Ultimately, it’s about making, or rather growing, a great wine. Michael believes that any notions of greatness and it’s links to expressing terroir cannot happen if you’re spraying synthetic chemicals on you’re vineyard.
“I think it’s hard to believe in the concept of terroir if you’re spraying with herbicides and using synthetic nitrogen and other chemicals,” says Michael.
“The focus is to make a great wine and we think we can do that here from this site because of the way we’re managing it,” says Usher. “The wine comes from the vineyard, so the vineyard has to be the best that it can be.”
It will be at least 5 years before Usher and Michael can make wine from this new biodynamic vineyard in the Hunter Valley. The plan is to plant a little over 2000 vines this year, and follow it up with another lot next year. If all goes well, Usher may consider the prospect of expanding the biodynamic regime out over the rest of the property in the coming years. It’s a risk that takes an enormous amount of foresight, attention and observation, not to mention money, to successfully accomplish, but the rewards are certainly there.
“I think, as a region, we’ve been very slow to pick up organics and biodynamics,” says Usher, “there’s a few people pioneering it and they seem to be doing OK with it… We’re going to give it a shot, and if it doesn’t work, at least we can say we gave it a good go.”
It’s not just the biodynamic preparations that are being broadcast out over that hillside vineyard in the Hunter, to give the shiraz roots their best chance to grow. There’s an awful lot of optimism and enthusiasm being spread out too, and as James Millton, the godfather of biodynamic viticulture in the southern hemisphere says, “enthusiasm is the greatest fertiliser.”
D// – The Wine Idealist
Vanguardist, HVB (Hunter Valley Blanc), Hunter Valley, 2014 :: 100% semillon from Tinklers Poppy Block vineyard, 80% whole bunch, wild ferment (pied de cuvee), on skins for 30 days, no adds (SO2 110ppm), un-fined and un-filtered. Not organic/biodynamic.
A pastoral scene.
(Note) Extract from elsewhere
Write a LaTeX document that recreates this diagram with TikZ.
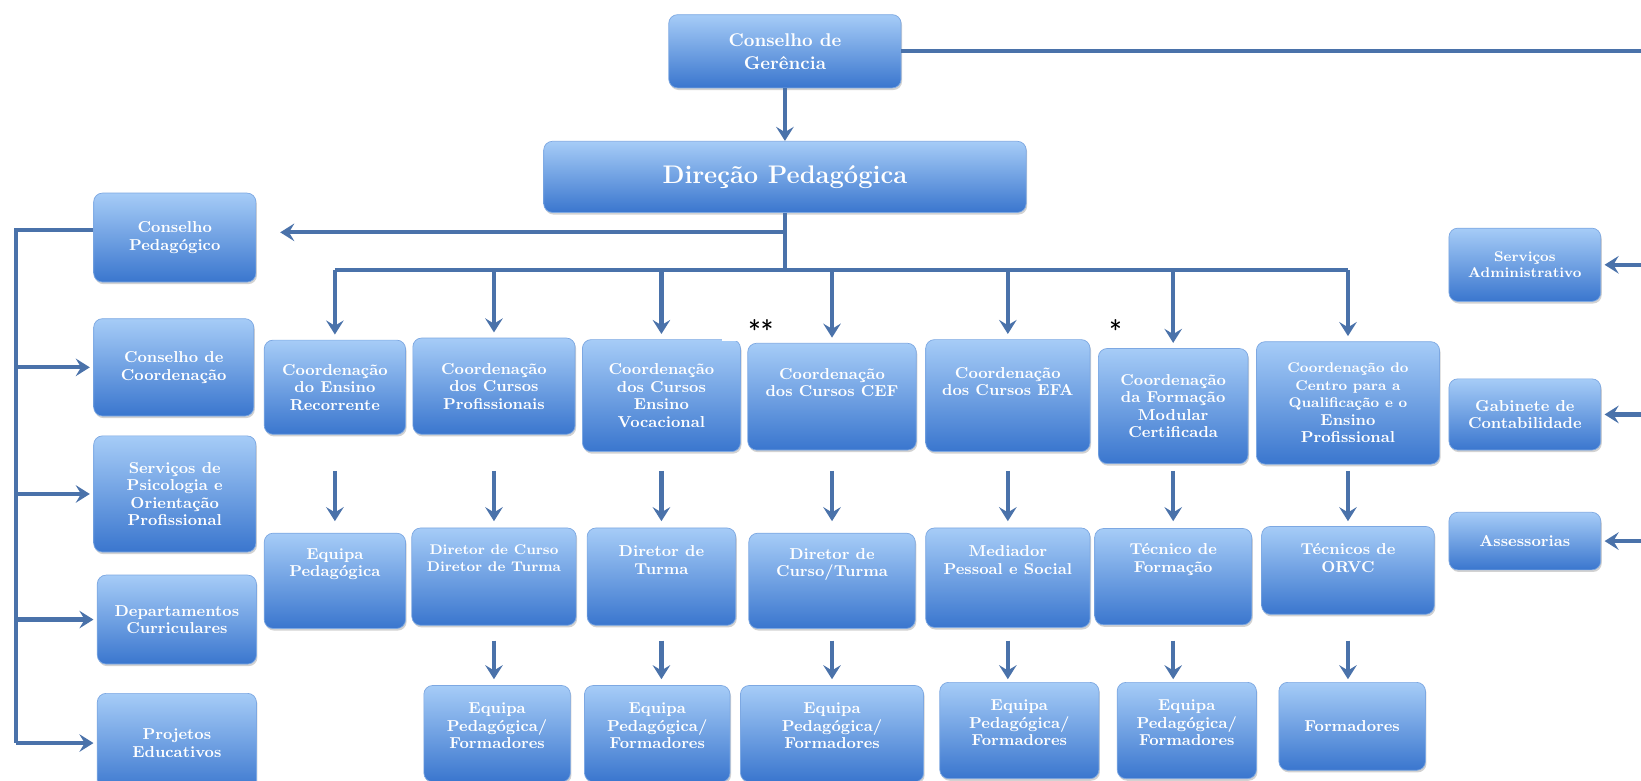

Pale gold hay being baled up on a misty morning in the Hunter Valley. Brittle cheddar, lemon, dusted floral and fresh early morning perfumes. Curved textures. Strange for a sem so young. Refreshing and gently sweet, melon, ripe pineapple and sparked acids linger, salivate, and skulk behind embedded flash phenolics and avant originality. Curious, delicious… something good’s about to happen.